**TO BE DONE**
From the entries below, tally how many lines contain "with" and report only that figure.

Recorded data
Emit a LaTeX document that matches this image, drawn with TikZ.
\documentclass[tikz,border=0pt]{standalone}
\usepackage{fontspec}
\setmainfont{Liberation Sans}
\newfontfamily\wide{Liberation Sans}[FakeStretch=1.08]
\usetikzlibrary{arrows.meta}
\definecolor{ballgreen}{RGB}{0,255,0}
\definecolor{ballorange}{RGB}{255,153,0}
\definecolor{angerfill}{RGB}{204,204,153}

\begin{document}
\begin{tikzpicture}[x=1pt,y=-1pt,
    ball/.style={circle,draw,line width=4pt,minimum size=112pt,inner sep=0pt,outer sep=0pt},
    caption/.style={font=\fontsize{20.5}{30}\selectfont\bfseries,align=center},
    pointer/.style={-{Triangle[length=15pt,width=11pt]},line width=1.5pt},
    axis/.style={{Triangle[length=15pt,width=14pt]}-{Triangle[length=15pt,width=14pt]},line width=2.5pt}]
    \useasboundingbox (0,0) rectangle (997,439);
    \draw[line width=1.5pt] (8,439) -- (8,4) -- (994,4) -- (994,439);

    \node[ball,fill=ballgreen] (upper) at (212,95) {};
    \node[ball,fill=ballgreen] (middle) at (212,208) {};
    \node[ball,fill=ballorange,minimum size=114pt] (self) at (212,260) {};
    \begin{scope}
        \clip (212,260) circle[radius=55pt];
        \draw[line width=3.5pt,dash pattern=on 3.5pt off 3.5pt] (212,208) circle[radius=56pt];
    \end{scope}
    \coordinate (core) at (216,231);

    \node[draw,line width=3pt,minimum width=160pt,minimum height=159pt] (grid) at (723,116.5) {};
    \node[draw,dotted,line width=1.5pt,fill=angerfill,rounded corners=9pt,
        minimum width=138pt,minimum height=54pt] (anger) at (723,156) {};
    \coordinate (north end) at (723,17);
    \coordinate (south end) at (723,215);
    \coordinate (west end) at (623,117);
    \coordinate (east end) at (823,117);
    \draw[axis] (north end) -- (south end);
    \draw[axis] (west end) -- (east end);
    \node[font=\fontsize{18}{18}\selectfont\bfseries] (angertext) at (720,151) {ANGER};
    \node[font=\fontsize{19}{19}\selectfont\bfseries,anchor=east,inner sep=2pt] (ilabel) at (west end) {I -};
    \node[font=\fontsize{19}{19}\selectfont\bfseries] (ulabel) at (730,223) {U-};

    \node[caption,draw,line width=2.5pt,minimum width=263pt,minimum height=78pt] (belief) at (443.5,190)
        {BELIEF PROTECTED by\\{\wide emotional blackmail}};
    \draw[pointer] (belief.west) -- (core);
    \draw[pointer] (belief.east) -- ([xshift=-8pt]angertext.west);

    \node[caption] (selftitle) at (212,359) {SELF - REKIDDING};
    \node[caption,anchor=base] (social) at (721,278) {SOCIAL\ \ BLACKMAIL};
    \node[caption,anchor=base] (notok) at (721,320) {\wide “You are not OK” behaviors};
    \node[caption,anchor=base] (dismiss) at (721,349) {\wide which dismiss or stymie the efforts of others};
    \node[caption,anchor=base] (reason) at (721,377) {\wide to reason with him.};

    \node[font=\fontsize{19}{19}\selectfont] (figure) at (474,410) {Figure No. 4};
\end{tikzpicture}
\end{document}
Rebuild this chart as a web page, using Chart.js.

**SOLUTION TO THE EXERCISE**
2